MIDWAY : Dashain introspection
There is a bit of nip in the air. Dry spells are interspersed with cloudbursts. This can only portend the advent of the biggest festival of all Hindus: Dashain. And yet, dismay engulfs me.
This year we might well celebrate the restoration of peace. Maybe, those who lost their loved ones during the bloody conflict in the last decade can finally do so without a sense of guilt. Meanwhile, the larger part of the population that by and large were not directly affected by the insurgency, is all agog in anticipation of fun and frolic that lies ahead.
The event is celebrated as the triumph of the good over evil. But how we demarcate between the two? Have ever the forces of good won a total victory and not submitted to the forces of dark? During the Second World War, Theodore Roosevelt and Winston Churchill, the democratic leaders of the “free world”, were forced to succumb to the wishes of Joseph Stalin, the Russian dictator — and all in the name of the greater “good” of mankind. Hitler was popularly elected head of the government before he embarked on a ruthless campaign to purge Jews.
I find this moral relativism nauseating. Everybody is out to safeguard their own ‘interests’, not caring a fig how their actions might affect the others.
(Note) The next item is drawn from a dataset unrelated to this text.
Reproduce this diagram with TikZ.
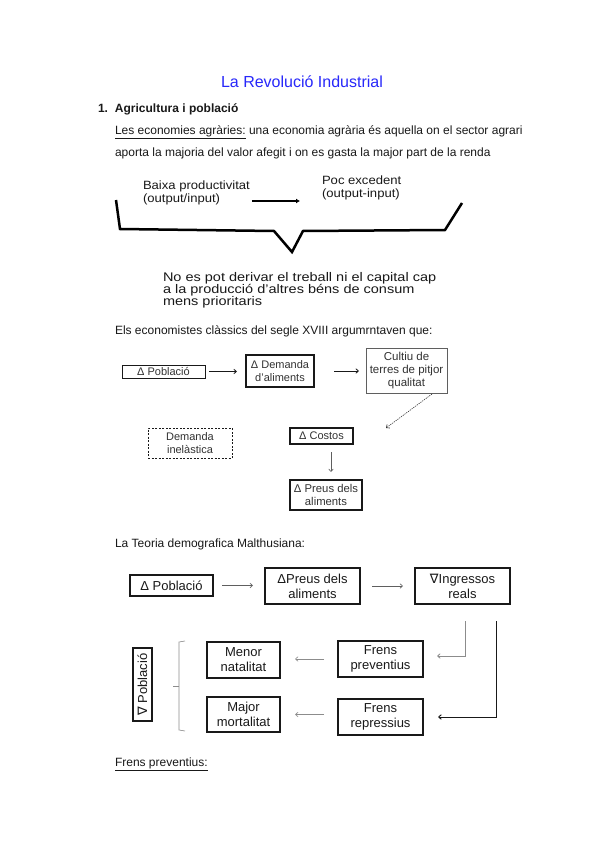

Stem cell research might save thousands of lives and yet the richest country in the world declines to fund it. And the leader of the free world continues to pooh-pooh the notion of collective action, for no other country, he asserts, has the moral obligation “to spread goodness”. The do-gooders in Swamis and Babas continue to lull their audiences through lofty words. Closer home, people lose their lives in the outskirts while their representatives bicker over petty partisan interests.
Dashain reminds me of all things vile in human beings. How can one celebrate when nearly half the population can’t even make their ends meet?
Money will be lavishly spent shopping this Dashain while the flood and drought victims are struggling to meet their most basic human needs.
What kind of society is this where a few rejoice at the cost of the majority of the population? Doesn’t it call for a bit of introspection this Dashain, then?